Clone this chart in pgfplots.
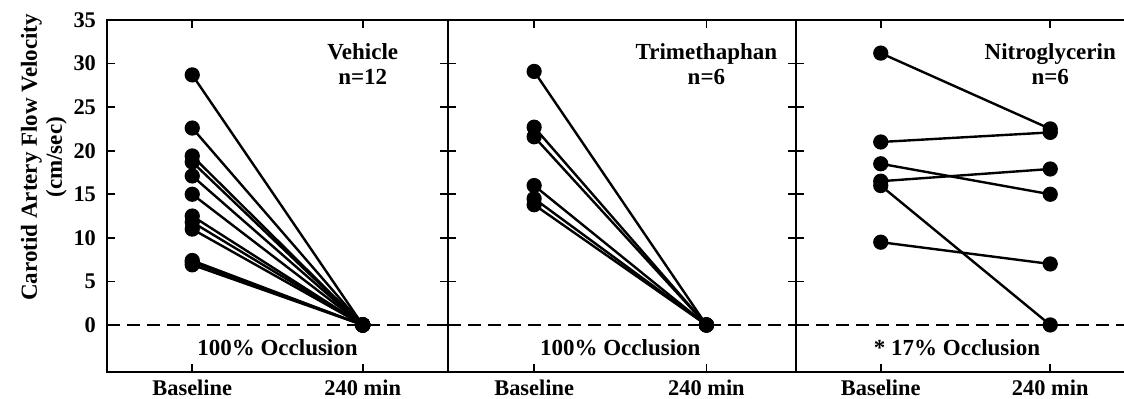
\documentclass[border=0pt]{standalone}
\usepackage{pgfplots}
\pgfplotsset{compat=1.18}
\usepackage{fontspec}
\setmainfont{Liberation Serif}
\tikzset{
  ln/.style={black, line width=1.2pt, mark=*, mark size=3.2pt, mark options={fill=black, solid}},
  zl/.style={black, dash pattern=on 6.5pt off 3.5pt, line width=0.9pt},
  lab/.style={font=\bfseries\fontsize{11.5}{12.5}\selectfont, align=center},
}
\pgfplotsset{
  panel/.style={
    scale only axis, height=176pt, ymin=-5.4, ymax=35,
    xmin=-0.5, clip=false,
    axis line style={line width=1pt},
    every tick/.style={line width=0.8pt, black},
    major tick length=4pt,
    xtick={0,1}, xticklabels={Baseline,240 min},
    ytick={0,5,...,35},
    tick label style={font=\bfseries\fontsize{11.2}{12}\selectfont},
    /pgf/number format/assume math mode=true,
    xticklabel style={yshift=-0.5pt},
    anchor=south west,
  },
}
\begin{document}
\begin{tikzpicture}
% Vehicle
\begin{axis}[panel, at={(0pt,0pt)}, width=170.5pt, xmax=1.5,
  yticklabel style={xshift=-2pt}]
\addplot[zl] coordinates {(-0.5,0) (1.5,0)};
\addplot[ln] coordinates {(0,28.7) (1,0)};
\addplot[ln] coordinates {(0,22.6) (1,0)};
\addplot[ln] coordinates {(0,19.4) (1,0)};
\addplot[ln] coordinates {(0,18.7) (1,0)};
\addplot[ln] coordinates {(0,17.1) (1,0)};
\addplot[ln] coordinates {(0,15.0) (1,0)};
\addplot[ln] coordinates {(0,12.5) (1,0)};
\addplot[ln] coordinates {(0,11.8) (1,0)};
\addplot[ln] coordinates {(0,11.0) (1,0)};
\addplot[ln] coordinates {(0,7.4) (1,0)};
\addplot[ln] coordinates {(0,7.2) (1,0)};
\addplot[ln] coordinates {(0,6.9) (1,0)};
\node[lab] at (axis cs:1,29.95) {Vehicle\\n=12};
\node[lab] at (axis cs:0.5,-2.6) {100\% Occlusion};
\node[lab, rotate=90] at (rel axis cs:-0.185,0.61) {Carotid Artery Flow Velocity\\(cm/sec)};
\end{axis}
% Trimethaphan
\begin{axis}[panel, at={(170.5pt,0pt)}, width=174pt, xmax=1.52, yticklabels={}]
\addplot[zl] coordinates {(-0.5,0) (1.52,0)};
\addplot[ln] coordinates {(0,29.1) (1,0)};
\addplot[ln] coordinates {(0,22.7) (1,0)};
\addplot[ln] coordinates {(0,21.6) (1,0)};
\addplot[ln] coordinates {(0,16.0) (1,0)};
\addplot[ln] coordinates {(0,14.5) (1,0)};
\addplot[ln] coordinates {(0,13.8) (1,0)};
\node[lab] at (axis cs:1,29.95) {Trimethaphan\\n=6};
\node[lab] at (axis cs:0.5,-2.6) {100\% Occlusion};
\end{axis}
% Nitroglycerin
\begin{axis}[panel, at={(344.5pt,0pt)}, width=169.5pt, xmax=1.5, yticklabels={}]
\addplot[zl] coordinates {(-0.5,0) (1.5,0)};
\addplot[ln] coordinates {(0,31.2) (1,22.5)};
\addplot[ln] coordinates {(0,21.0) (1,22.1)};
\addplot[ln] coordinates {(0,18.5) (1,15.0)};
\addplot[ln] coordinates {(0,16.5) (1,17.9)};
\addplot[ln] coordinates {(0,16.0) (1,0)};
\addplot[ln] coordinates {(0,9.5) (1,7.0)};
\node[lab] at (axis cs:1,29.95) {Nitroglycerin\\n=6};
\node[lab] at (axis cs:0.45,-2.6) {* 17\% Occlusion};
\end{axis}
\pgfresetboundingbox
\useasboundingbox (-53.5pt,-13pt) rectangle (508.5pt,186pt);
\end{tikzpicture}
\end{document}
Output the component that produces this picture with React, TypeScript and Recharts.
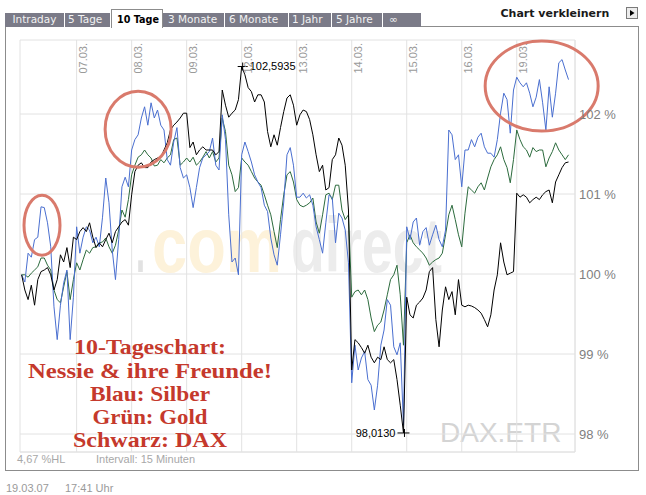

━━━━━━━━

Task instructions
Leave out the pictures and output every record above precisely as given.

Answer to the task
Clone this chart in pgfplots.
\documentclass[border=0pt]{standalone}
\usepackage{pgfplots}
\pgfplotsset{compat=1.18}
\usepackage{fontspec}
\setmainfont{Liberation Serif}
\tikzset{
  ln/.style={black, line width=1.2pt, mark=*, mark size=3.2pt, mark options={fill=black, solid}},
  zl/.style={black, dash pattern=on 6.5pt off 3.5pt, line width=0.9pt},
  lab/.style={font=\bfseries\fontsize{11.5}{12.5}\selectfont, align=center},
}
\pgfplotsset{
  panel/.style={
    scale only axis, height=176pt, ymin=-5.4, ymax=35,
    xmin=-0.5, clip=false,
    axis line style={line width=1pt},
    every tick/.style={line width=0.8pt, black},
    major tick length=4pt,
    xtick={0,1}, xticklabels={Baseline,240 min},
    ytick={0,5,...,35},
    tick label style={font=\bfseries\fontsize{11.2}{12}\selectfont},
    /pgf/number format/assume math mode=true,
    xticklabel style={yshift=-0.5pt},
    anchor=south west,
  },
}
\begin{document}
\begin{tikzpicture}
% Vehicle
\begin{axis}[panel, at={(0pt,0pt)}, width=170.5pt, xmax=1.5,
  yticklabel style={xshift=-2pt}]
\addplot[zl] coordinates {(-0.5,0) (1.5,0)};
\addplot[ln] coordinates {(0,28.7) (1,0)};
\addplot[ln] coordinates {(0,22.6) (1,0)};
\addplot[ln] coordinates {(0,19.4) (1,0)};
\addplot[ln] coordinates {(0,18.7) (1,0)};
\addplot[ln] coordinates {(0,17.1) (1,0)};
\addplot[ln] coordinates {(0,15.0) (1,0)};
\addplot[ln] coordinates {(0,12.5) (1,0)};
\addplot[ln] coordinates {(0,11.8) (1,0)};
\addplot[ln] coordinates {(0,11.0) (1,0)};
\addplot[ln] coordinates {(0,7.4) (1,0)};
\addplot[ln] coordinates {(0,7.2) (1,0)};
\addplot[ln] coordinates {(0,6.9) (1,0)};
\node[lab] at (axis cs:1,29.95) {Vehicle\\n=12};
\node[lab] at (axis cs:0.5,-2.6) {100\% Occlusion};
\node[lab, rotate=90] at (rel axis cs:-0.185,0.61) {Carotid Artery Flow Velocity\\(cm/sec)};
\end{axis}
% Trimethaphan
\begin{axis}[panel, at={(170.5pt,0pt)}, width=174pt, xmax=1.52, yticklabels={}]
\addplot[zl] coordinates {(-0.5,0) (1.52,0)};
\addplot[ln] coordinates {(0,29.1) (1,0)};
\addplot[ln] coordinates {(0,22.7) (1,0)};
\addplot[ln] coordinates {(0,21.6) (1,0)};
\addplot[ln] coordinates {(0,16.0) (1,0)};
\addplot[ln] coordinates {(0,14.5) (1,0)};
\addplot[ln] coordinates {(0,13.8) (1,0)};
\node[lab] at (axis cs:1,29.95) {Trimethaphan\\n=6};
\node[lab] at (axis cs:0.5,-2.6) {100\% Occlusion};
\end{axis}
% Nitroglycerin
\begin{axis}[panel, at={(344.5pt,0pt)}, width=169.5pt, xmax=1.5, yticklabels={}]
\addplot[zl] coordinates {(-0.5,0) (1.5,0)};
\addplot[ln] coordinates {(0,31.2) (1,22.5)};
\addplot[ln] coordinates {(0,21.0) (1,22.1)};
\addplot[ln] coordinates {(0,18.5) (1,15.0)};
\addplot[ln] coordinates {(0,16.5) (1,17.9)};
\addplot[ln] coordinates {(0,16.0) (1,0)};
\addplot[ln] coordinates {(0,9.5) (1,7.0)};
\node[lab] at (axis cs:1,29.95) {Nitroglycerin\\n=6};
\node[lab] at (axis cs:0.45,-2.6) {* 17\% Occlusion};
\end{axis}
\pgfresetboundingbox
\useasboundingbox (-53.5pt,-13pt) rectangle (508.5pt,186pt);
\end{tikzpicture}
\end{document}
Output the component that produces this picture with React, TypeScript and Recharts.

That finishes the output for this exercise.